In Rohzin, I had used mythology as it was used by many Urdu writers, like Rajinder Singh Bedi or Intizar Hussain. But I was looking for something else; in the new era, in the age which has seen a lot of magical realism or surrealism, how else could one experiment with the narrative? So, one day, I thought, it could be “Mythological Realism”, it has the capacity to blend all —magic realism, surrealism, social realism, history, past and future. Thus, as far as form and style is concerned, Zindeeq is my experiment with the Mythological Realism, I don’t know if I have succeeded in or not. But a lot of people in India and Pakistan, who have read the novel, have shared that despite its thickness (780 pages), it is an engaging read. Its third edition has recently come out in India, and the second edition in Pakistan. Perhaps my experiment with Mythological Realism to tell the awful story of our bleak and dark future has clicked with them.

In the epigraphs of your novels, you have quotes from writers across a wide spectrum: James Joyce, Milan Kundera, John Fowles, Gabriel Garcia Marquez, Mark Twain, Ben Okri, and many others. Do you see them as having influenced your own approach to novels and the understanding of its possibilities?

I have enjoyed reading these and many other writers, and I have learnt a lot from Marquez. He has helped me unlearn many things, especially that which was propagated by ‘Urdu Modernism’ or Shamsur Rahman Faruqi about the leitmotif of fiction in Urdu.

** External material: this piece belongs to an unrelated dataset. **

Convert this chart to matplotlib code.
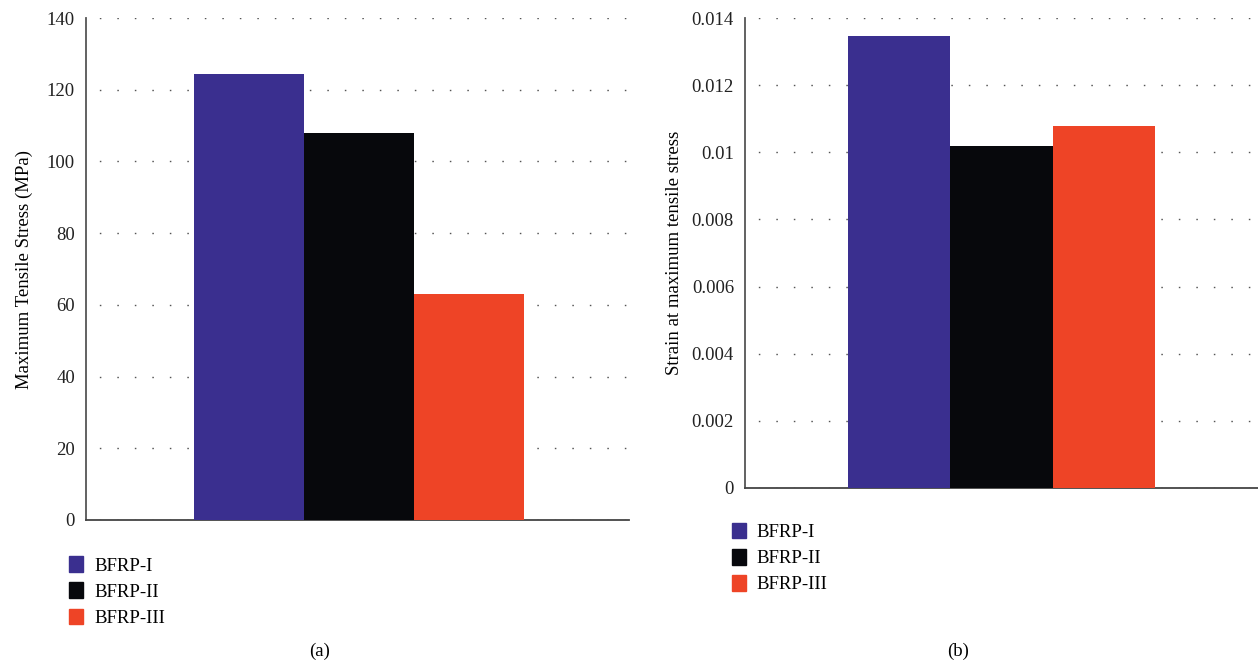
import matplotlib
matplotlib.use('Agg')
import matplotlib.pyplot as plt
import matplotlib.patches as patches

plt.rcParams['font.family'] = ['Liberation Serif', 'DejaVu Serif']

# data
samples = ['BFRP-I', 'BFRP-II', 'BFRP-III']
max_stress = [124.3, 108.0, 63.0]          # MPa
strain_at_max = [0.01347, 0.01019, 0.01078]

stress_ticks = [0, 20, 40, 60, 80, 100, 120, 140]
strain_ticks = [0, 0.002, 0.004, 0.006, 0.008, 0.010, 0.012, 0.014]
strain_labels = ['0', '0.002', '0.004', '0.006', '0.008', '0.01', '0.012', '0.014']

colors = ['#3A2F8F', '#07080C', '#EE4426']

fig = plt.figure(figsize=(12.58, 6.67), dpi=100)
ax1 = fig.add_axes([0.0684, 0.2204, 0.4316, 0.7526])
ax2 = fig.add_axes([0.5922, 0.2684, 0.4078, 0.7046])


def style_axes(ax, ticks, labels, ylim):
    ax.set_ylim(*ylim)
    ax.set_yticks(ticks)
    ax.set_yticklabels(labels)
    ax.set_xticks([])
    ax.tick_params(axis='y', length=0, pad=8, labelsize=13.5, colors='#222222')
    for s in ['top', 'right']:
        ax.spines[s].set_visible(False)
    ax.spines['left'].set_color('#555555')
    ax.spines['bottom'].set_color('#444444')
    ax.spines['left'].set_linewidth(1.3)
    ax.spines['bottom'].set_linewidth(1.3)
    ax.yaxis.grid(True, linestyle=(3, (1.1, 11.5)), color='#555555', linewidth=1.0)
    ax.set_axisbelow(True)


# (a) maximum tensile stress
x = range(len(samples))
ax1.bar(x, max_stress, width=1.0, color=colors, zorder=3)
ax1.set_xlim(-1.48, 3.45)
style_axes(ax1, stress_ticks, [str(t) for t in stress_ticks], (0, 140))
ax1.set_ylabel('Maximum Tensile Stress (MPa)', fontsize=13.5, labelpad=10)

# (b) strain at maximum tensile stress
ax2.bar(x, strain_at_max, width=1.0, color=colors, zorder=3)
ax2.set_xlim(-1.5, 3.5)
style_axes(ax2, strain_ticks, strain_labels, (0, 0.014))
ax2.set_ylabel('Strain at maximum tensile stress', fontsize=13.5, labelpad=6)

handles = [patches.Patch(color=c, label=n) for c, n in zip(colors, samples)]
for anchor in [(0.0548, 0.166), (0.5815, 0.216)]:
    fig.legend(handles=handles, loc='upper left', bbox_to_anchor=anchor,
               bbox_transform=fig.transFigure, frameon=False, fontsize=13.5,
               handlelength=0.75, handleheight=0.9, handletextpad=0.6,
               labelspacing=0.42, borderpad=0, borderaxespad=0)

fig.text(320 / 1258, 1 - 651 / 667, '(a)', ha='center', va='center', fontsize=13.5)
fig.text(958 / 1258, 1 - 651 / 667, '(b)', ha='center', va='center', fontsize=13.5)

fig.savefig('out.png', dpi=100)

Translated into English by Sabika Abbas Naqvi, Rohzin has been published by Penguin Random House.

How do you look at the state of the Urdu novel today? Can you name some promising Urdu writers who should be read?

The state of the Urdu novel in India is sadly pathetic. I don’t find many authors having the courage to experiment, explore or say something afresh aesthetically, or liberate themselves from the burden of ideologies, be it progressive or modernism. It is sad that talented writers are still following tools propagated by the modernist critics in Urdu. A writer, in my view, should invent his own tools; the one who subjugates himself to the vision of a critic about the Art of Fiction is a slave and must be condemned. Some novelists in Urdu are writing about the state of Muslims in India (almost all of them are biased); some are writing about corruption (but there is no novelty in it); some are writing about the loss of cultural heritage (they are rightist and cannot face the truth of present); some are escapists or the remnants of the Urdu Modernism. In addition, there are some who fit in the category of ‘copyist’ who have started to write novels in their sixties or post-retirement when they realised that they are neither a good poet nor a good critic or lured by the fact that novelists are getting more attention recently. If I recall it accurately, Nissim Ezekiel had said that while some write novels, some are the novelists. So, for me, such people are not novelists, though they have written stuff similar to novels. Having said that, let me add that Syed Muhammad Ashraf, Abdus Samad, Shamoil Ahmed, Sarwat Khan, Siddiq Alam, Zakia Mashhadi, Shaista Fakhri, Khalid Jawed, Noorul Hasnain, Sadiqua Nawab Saher, Anis Ashfaq, Ghazanfar, Yaqoob Yawar and others are in the field and they have their readers. Now, as far as promising novelists are concerned, Mohsin Khan and Shabbir Ahmed have come up with their first novels recently, both have got good coverage and reviews. Their subjects are different as much as their treatment.